Starting with the line that contains "Recreate this image" and stopping after the line that contains "Chart.register(...registerables);", output every line exactly as it stands.

RECORDS TO USE:
◆ ◆ ◆ ◆ ◆
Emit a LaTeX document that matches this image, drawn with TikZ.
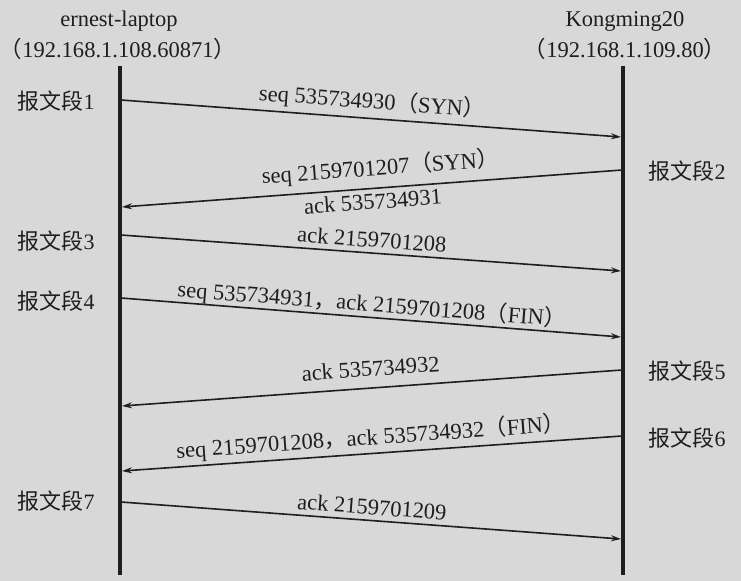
◆ ◆ ◆ ◆ ◆
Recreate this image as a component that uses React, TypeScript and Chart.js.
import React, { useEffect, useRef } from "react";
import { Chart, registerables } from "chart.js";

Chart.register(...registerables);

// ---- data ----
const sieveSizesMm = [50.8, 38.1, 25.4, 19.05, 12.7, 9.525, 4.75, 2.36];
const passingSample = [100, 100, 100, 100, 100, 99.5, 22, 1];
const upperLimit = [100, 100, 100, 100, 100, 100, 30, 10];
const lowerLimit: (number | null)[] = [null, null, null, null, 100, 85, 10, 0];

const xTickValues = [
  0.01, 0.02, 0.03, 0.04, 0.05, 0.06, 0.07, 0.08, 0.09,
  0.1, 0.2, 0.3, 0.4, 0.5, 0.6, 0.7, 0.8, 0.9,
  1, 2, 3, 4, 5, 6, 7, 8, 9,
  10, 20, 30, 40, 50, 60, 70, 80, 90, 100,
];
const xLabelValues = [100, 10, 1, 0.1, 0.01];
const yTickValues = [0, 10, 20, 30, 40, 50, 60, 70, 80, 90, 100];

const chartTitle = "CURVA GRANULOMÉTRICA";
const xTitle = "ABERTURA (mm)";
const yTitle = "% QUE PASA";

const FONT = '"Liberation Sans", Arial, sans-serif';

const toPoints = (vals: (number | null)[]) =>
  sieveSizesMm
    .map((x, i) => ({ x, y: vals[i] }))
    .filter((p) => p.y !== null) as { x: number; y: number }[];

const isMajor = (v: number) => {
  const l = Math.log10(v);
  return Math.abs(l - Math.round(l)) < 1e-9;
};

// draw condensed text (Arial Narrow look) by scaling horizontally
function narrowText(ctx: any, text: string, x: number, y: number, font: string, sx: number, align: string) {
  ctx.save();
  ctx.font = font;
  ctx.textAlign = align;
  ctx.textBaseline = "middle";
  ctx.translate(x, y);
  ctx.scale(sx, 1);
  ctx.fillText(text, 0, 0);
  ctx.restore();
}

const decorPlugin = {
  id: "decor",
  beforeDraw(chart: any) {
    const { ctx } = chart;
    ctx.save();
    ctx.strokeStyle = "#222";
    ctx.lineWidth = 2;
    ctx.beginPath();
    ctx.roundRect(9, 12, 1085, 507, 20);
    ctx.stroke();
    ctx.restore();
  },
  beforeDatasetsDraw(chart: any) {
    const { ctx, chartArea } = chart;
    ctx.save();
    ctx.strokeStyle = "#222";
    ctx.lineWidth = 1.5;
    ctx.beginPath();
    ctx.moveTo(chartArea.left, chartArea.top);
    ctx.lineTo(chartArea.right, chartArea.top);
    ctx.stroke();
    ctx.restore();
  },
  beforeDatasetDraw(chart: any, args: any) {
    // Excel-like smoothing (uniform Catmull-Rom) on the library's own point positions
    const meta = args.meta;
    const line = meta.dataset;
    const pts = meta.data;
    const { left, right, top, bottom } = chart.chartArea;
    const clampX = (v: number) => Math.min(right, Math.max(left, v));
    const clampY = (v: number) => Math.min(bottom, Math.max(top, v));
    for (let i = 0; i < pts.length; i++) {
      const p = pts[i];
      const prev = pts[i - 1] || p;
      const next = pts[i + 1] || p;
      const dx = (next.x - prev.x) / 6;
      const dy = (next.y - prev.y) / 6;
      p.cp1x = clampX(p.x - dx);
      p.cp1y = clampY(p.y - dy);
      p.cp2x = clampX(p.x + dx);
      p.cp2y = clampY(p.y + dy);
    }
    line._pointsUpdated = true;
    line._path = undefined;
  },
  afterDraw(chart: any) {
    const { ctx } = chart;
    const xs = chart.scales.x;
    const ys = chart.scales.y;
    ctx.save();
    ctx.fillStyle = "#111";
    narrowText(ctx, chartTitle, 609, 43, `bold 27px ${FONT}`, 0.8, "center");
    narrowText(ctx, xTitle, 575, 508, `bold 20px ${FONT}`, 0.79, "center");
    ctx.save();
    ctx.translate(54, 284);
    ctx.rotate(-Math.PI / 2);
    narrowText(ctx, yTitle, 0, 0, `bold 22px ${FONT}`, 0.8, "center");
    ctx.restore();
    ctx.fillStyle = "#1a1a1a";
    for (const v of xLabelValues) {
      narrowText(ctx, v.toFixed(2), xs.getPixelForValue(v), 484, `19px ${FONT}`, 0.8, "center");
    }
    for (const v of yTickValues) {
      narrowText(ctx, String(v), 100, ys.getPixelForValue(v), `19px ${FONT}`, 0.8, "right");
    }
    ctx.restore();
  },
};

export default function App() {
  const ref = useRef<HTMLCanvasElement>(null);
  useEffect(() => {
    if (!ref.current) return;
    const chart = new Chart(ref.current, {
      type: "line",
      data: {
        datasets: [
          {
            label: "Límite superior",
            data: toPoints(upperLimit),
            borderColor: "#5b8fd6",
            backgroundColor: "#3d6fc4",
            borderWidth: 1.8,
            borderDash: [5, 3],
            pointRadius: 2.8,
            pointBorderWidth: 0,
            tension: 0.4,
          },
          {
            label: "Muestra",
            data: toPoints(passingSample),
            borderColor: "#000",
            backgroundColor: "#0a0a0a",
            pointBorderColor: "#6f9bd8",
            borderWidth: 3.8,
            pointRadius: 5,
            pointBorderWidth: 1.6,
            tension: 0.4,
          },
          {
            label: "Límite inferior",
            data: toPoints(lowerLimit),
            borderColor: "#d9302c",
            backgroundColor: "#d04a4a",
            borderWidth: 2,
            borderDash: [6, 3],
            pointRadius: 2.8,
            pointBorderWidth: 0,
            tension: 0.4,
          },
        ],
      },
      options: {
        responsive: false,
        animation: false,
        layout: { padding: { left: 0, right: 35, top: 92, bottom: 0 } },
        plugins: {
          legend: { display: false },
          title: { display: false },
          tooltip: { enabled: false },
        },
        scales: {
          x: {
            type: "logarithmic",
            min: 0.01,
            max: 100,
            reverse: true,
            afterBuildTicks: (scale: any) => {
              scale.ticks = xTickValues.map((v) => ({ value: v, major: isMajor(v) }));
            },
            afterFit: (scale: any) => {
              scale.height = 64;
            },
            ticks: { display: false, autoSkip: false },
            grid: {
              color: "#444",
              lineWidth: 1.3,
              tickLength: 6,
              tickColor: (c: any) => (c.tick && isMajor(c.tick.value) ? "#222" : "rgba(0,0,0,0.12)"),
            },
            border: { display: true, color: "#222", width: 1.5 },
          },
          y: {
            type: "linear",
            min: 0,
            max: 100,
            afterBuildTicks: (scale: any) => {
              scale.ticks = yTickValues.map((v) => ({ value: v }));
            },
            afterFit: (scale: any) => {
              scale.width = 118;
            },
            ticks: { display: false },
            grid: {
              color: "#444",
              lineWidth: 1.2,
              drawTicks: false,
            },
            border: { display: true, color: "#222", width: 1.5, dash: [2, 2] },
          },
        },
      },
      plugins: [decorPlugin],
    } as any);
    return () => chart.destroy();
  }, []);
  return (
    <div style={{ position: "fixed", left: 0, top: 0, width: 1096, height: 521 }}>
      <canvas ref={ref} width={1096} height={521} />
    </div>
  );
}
◆ ◆ ◆ ◆ ◆
THE ANSWER:
Recreate this image as a component that uses React, TypeScript and Chart.js.
import React, { useEffect, useRef } from "react";
import { Chart, registerables } from "chart.js";

Chart.register(...registerables);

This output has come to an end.